Nostalgia biases modern consumers against new and changing media

Film and video game companies’ attempts at remaking or continuing their successful releases tend not to sit well with the devoted fans of the originals. This concept is known as nostalgia blindness.

Nostalgia blindness is when a product, normally a video game or movie, is either remade or given a sequel to fit a modern audience. The remake or sequel does not perform as well as the original since consumers do not get the same sense of wonder from it that they experienced as children, or even at just an earlier stage in their lives.
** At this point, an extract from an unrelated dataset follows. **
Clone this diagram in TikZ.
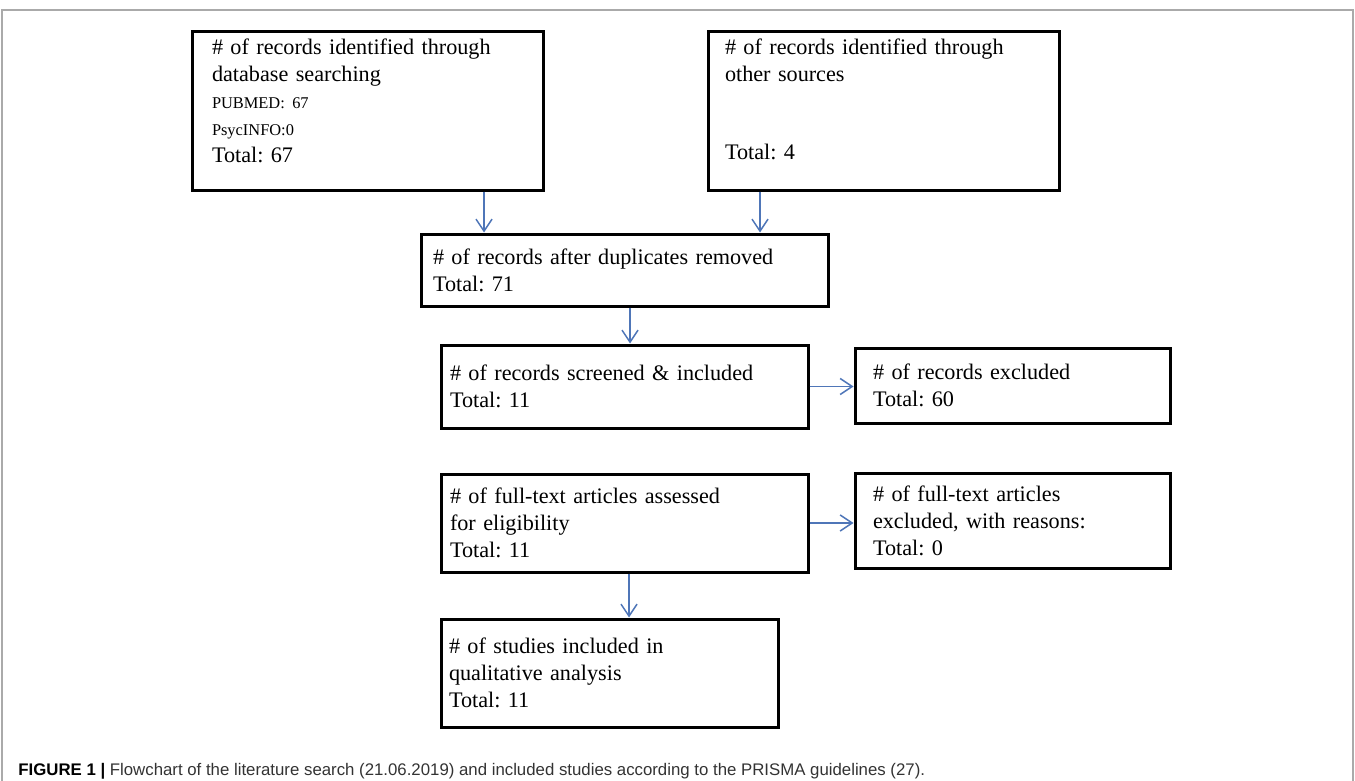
\documentclass[tikz,border=0pt]{standalone}
\usepackage{fontspec}
\setmainfont{Liberation Serif}
\newfontfamily\capfont{Liberation Sans}
\usetikzlibrary{arrows.meta}
\definecolor{arrowblue}{RGB}{79,118,184}
\definecolor{framegray}{RGB}{170,170,170}
\frenchspacing
\begin{document}
\begin{tikzpicture}[x=0.5pt,y=-0.5pt]
        \tikzstyle{box}=[draw, line width=1.5pt, rectangle, inner xsep=0pt, inner ysep=2pt, align=left, font=\fontsize{11.1}{13.5}\selectfont]
        \tikzstyle{arr}=[draw=arrowblue, line width=0.75pt, -{Straight Barb[length=6pt,width=8pt]}]
        \useasboundingbox (0,0) rectangle (1355,781);
        \draw[framegray, line width=1pt] (2,781) -- (2,10) -- (1353,10) -- (1353,781);
        \node[box, minimum width=175.5pt, minimum height=79pt, text width=155.5pt] (db) at (367.5,111) {\# of records identified through\\database searching\\{\fontsize{8.2}{13.5}\selectfont PUBMED: 67}\\{\fontsize{8.2}{13.5}\selectfont PsycINFO:0}\\Total: 67\rule[-10pt]{0pt}{0pt}};
        \node[box, minimum width=175.5pt, minimum height=79pt, text width=158.5pt] (other) at (883.5,111) {\# of records identified through\\other sources\\[25.5pt]Total: 4\rule[-11.5pt]{0pt}{0pt}};
        \node[box, minimum width=203.5pt, minimum height=36pt, text width=191.5pt] (dup) at (624.5,270) {\# of records after duplicates removed\\Total: 71};
        \node[box, minimum width=183.5pt, minimum height=41.5pt, text width=174.5pt] (screen) at (624.5,386.5) {\# of records screened \& included\\Total: 11};
        \node[box, minimum width=157.5pt, minimum height=37.5pt, text width=139.5pt] (excl) at (1012.5,385.5) {\# of records excluded\\Total: 60};
        \node[box, minimum width=183.5pt, minimum height=49pt, text width=174.5pt] (full) at (624.5,523) {\# of full-text articles assessed\\for eligibility\\Total: 11};
        \node[box, minimum width=157.5pt, minimum height=47.5pt, text width=139.5pt] (fullexcl) at (1012.5,520.5) {\# of full-text articles\\excluded, with reasons:\\Total: 0};
        \node[box, minimum width=168.5pt, minimum height=54pt, text width=160.5pt] (incl) at (609.5,673) {\# of studies included in\\qualitative analysis\\Total: 11};
        \draw[arr] ([xshift=58.25pt]db.south) -- ([xshift=58.25pt]db.south |- dup.north);
        \draw[arr] ([xshift=-61.75pt]other.south) -- ([xshift=-61.75pt]other.south |- dup.north);
        \draw[arr] ([xshift=2.75pt]dup.south) -- ([xshift=2.75pt]dup.south |- screen.north);
        \draw[arr] (screen.east) -- (screen.east -| excl.west);
        \draw[arr] ([xshift=2.25pt]full.south) -- ([xshift=2.25pt]full.south |- incl.north);
        \draw[arr] (full.east) -- (full.east -| fullexcl.west);
        \node[anchor=base west, inner sep=0pt, font=\capfont\fontsize{8.4}{10}\selectfont, text=black!80] (cap) at (18,775) {{\bfseries\color{black}FIGURE 1 |} Flowchart of the literature search (21.06.2019) and included studies according to the PRISMA guidelines (27).};
\end{tikzpicture}
\end{document}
Nostalgia blindness is also often seen in relation to video games people played as children that are recreated years later by different teams, as the creative direction of one team can differ greatly from the vision of the original development team.

People often seem to remember the old game as being better than it was, and as a result don’t like the new game because it doesn’t come with the same sense of nostalgia as the original, even if the premise of the game is exactly the same.

This bias towards recent sequels and remakes can be seen prominently in the movie industry.

These attempts at recreating or continuing classic franchises often don’t perform as well, statistically, to the originals.

Box Office Mojo reported that out of 2015’s five most underperforming films in the domestic box office, two were sequels and one was a remake.

Another example of this is the ratings on the crowdsourced movie review website Rotten Tomatoes. The reviews of Willy Wonka and the Chocolate Factory, which was created in 1971, were over three and a half stars 86 percent of the time, while its 2005 remake, Charlie and the Chocolate Factory, received far harsher views with only 51 percent of reviews being above three and a half stars. However, critics, who presumably were not blinded by nostalgia, ranked the original much lower than the sequel.

The draw of nostalgia seems to get the best of most viewers. Yet it is the inability to match that fuzzy feeling of childhood associated with classic films that make modern sequels and remakes fall flat.